I wonder if it's rational to choose to play a game precisely in order to win. Winning is a practice-internal goal. Does this goal make sense when one isn't already decided on playing the game? Of course people do choose to play in order to win. But I wonder if those aren't cases where the victory is a means to something else, like money, fame or satisfaction?

7 comments:

Brandon said...

All goals seem to be practice-internal with respect to some practice. Money doesn't make sense as a goal unless you are already set on engaging in the relevant practices that make it a goal, for instance, and similar things can certainly be said of fame.

Alexander R Pruss said...

Money makes sense as a instrumental goal even if you aren't engaging in any financial practices, because you can foresee that if you engage in the financial practice you will get money and you can then exchange money for wisdom (say, by buying books). Likewise, victory makes sense as an instrumental goal when you're not playing.

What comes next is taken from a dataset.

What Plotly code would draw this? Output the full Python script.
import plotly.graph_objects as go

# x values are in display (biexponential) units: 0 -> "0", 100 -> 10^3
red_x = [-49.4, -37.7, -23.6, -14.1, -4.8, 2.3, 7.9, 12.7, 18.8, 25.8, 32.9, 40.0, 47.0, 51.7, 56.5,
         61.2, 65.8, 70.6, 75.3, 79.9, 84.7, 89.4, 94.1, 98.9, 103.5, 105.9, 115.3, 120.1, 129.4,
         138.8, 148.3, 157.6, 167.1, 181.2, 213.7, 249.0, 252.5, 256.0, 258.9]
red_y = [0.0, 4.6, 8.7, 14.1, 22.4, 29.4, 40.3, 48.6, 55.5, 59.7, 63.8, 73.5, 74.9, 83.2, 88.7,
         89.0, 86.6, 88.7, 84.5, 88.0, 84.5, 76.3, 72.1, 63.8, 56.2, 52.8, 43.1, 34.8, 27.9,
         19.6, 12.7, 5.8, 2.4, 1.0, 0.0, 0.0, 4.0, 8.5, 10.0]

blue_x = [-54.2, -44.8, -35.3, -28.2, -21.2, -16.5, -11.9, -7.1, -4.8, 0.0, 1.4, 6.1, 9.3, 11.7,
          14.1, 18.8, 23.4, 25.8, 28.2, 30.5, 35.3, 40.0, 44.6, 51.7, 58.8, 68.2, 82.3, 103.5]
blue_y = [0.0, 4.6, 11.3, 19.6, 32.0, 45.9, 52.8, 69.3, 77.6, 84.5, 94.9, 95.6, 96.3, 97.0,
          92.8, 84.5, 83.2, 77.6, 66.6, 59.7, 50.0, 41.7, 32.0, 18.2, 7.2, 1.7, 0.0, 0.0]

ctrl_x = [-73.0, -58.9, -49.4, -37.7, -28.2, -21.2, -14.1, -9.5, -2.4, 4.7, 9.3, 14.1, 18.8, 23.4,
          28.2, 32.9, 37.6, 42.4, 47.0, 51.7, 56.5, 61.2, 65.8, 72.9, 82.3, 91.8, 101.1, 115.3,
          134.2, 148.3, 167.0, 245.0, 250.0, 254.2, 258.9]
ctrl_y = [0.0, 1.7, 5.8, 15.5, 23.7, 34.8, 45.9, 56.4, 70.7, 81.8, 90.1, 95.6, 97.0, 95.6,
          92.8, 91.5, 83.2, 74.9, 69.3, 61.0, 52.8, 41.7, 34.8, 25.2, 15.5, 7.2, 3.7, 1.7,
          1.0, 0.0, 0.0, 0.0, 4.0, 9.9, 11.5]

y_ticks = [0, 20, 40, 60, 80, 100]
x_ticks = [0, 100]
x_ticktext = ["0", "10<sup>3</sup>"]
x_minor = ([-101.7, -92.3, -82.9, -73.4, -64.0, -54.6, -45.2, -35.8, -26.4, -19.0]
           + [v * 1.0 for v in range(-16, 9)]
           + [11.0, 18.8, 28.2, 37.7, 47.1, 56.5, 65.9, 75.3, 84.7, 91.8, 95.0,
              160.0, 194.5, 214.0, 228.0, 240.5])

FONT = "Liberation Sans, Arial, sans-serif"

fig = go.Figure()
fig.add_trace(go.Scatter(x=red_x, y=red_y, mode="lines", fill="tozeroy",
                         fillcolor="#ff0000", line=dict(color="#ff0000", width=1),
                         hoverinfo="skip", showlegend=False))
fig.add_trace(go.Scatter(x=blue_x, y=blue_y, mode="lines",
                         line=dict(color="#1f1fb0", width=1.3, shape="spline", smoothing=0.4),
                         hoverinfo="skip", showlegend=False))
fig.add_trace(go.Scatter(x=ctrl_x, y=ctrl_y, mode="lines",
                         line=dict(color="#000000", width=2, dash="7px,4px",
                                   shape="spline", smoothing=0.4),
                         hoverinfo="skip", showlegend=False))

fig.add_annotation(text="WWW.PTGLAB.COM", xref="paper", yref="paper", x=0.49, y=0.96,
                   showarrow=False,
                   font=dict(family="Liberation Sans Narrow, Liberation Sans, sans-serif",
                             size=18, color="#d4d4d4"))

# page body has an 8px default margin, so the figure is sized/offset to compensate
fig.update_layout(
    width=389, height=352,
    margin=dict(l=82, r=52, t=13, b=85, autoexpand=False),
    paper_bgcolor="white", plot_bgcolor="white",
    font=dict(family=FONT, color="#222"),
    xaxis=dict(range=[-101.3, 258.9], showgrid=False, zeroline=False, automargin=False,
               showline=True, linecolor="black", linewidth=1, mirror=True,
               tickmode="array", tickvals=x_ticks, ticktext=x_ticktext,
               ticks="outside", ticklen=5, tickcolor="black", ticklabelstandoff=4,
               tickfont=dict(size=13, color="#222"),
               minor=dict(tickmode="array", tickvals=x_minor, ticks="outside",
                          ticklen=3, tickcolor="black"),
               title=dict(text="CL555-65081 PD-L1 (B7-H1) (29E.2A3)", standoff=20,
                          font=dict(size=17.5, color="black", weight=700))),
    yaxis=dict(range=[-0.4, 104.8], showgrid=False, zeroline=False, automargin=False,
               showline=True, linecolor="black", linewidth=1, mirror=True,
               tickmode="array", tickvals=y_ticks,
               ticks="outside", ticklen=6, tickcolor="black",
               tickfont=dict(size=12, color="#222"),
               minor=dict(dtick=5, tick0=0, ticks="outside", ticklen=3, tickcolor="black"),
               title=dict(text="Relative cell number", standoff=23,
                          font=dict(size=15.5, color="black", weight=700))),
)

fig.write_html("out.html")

However, victory makes sense as a non-instrumental goal when you are playing. But money never makes sense as a non-instrumental goal.

Dax Bennington said...

I seems like victory can be rational as a non-instrumental goal, but could tend towards vice quickly if it is the only reason for engaging in a game.

Michael Gonzalez said...

Does a goal have to be "instrumental" in order to be rational?

Alexander R Pruss said...

Michael:

No.

Michael Gonzalez said...

Then why think the pursuit of a victory at something (for the sheer joy of it) needs to be a means to something else in order for it to be rational. In any case, in my experience, competitive people are seeking status among their peers and so enter into a competition with the goal of winning and thus climbing or retaining their place on the hierarchy, so to speak. I wonder, though, if that desire for status is rational....

Alexander R Pruss said...

Maybe a practice-internal goal is only conditionally valuable: if one were to engage in the practice, the practice-internal goal would be valuable, but independently of engaging in the practice, the goal isn't valuable.

We all play "the human game". Status in that game can be won by being a chess champion. So one might choose to play chess in order to gain status in "the human game". But then the victory in chess is a constitutive means to status in "the human game".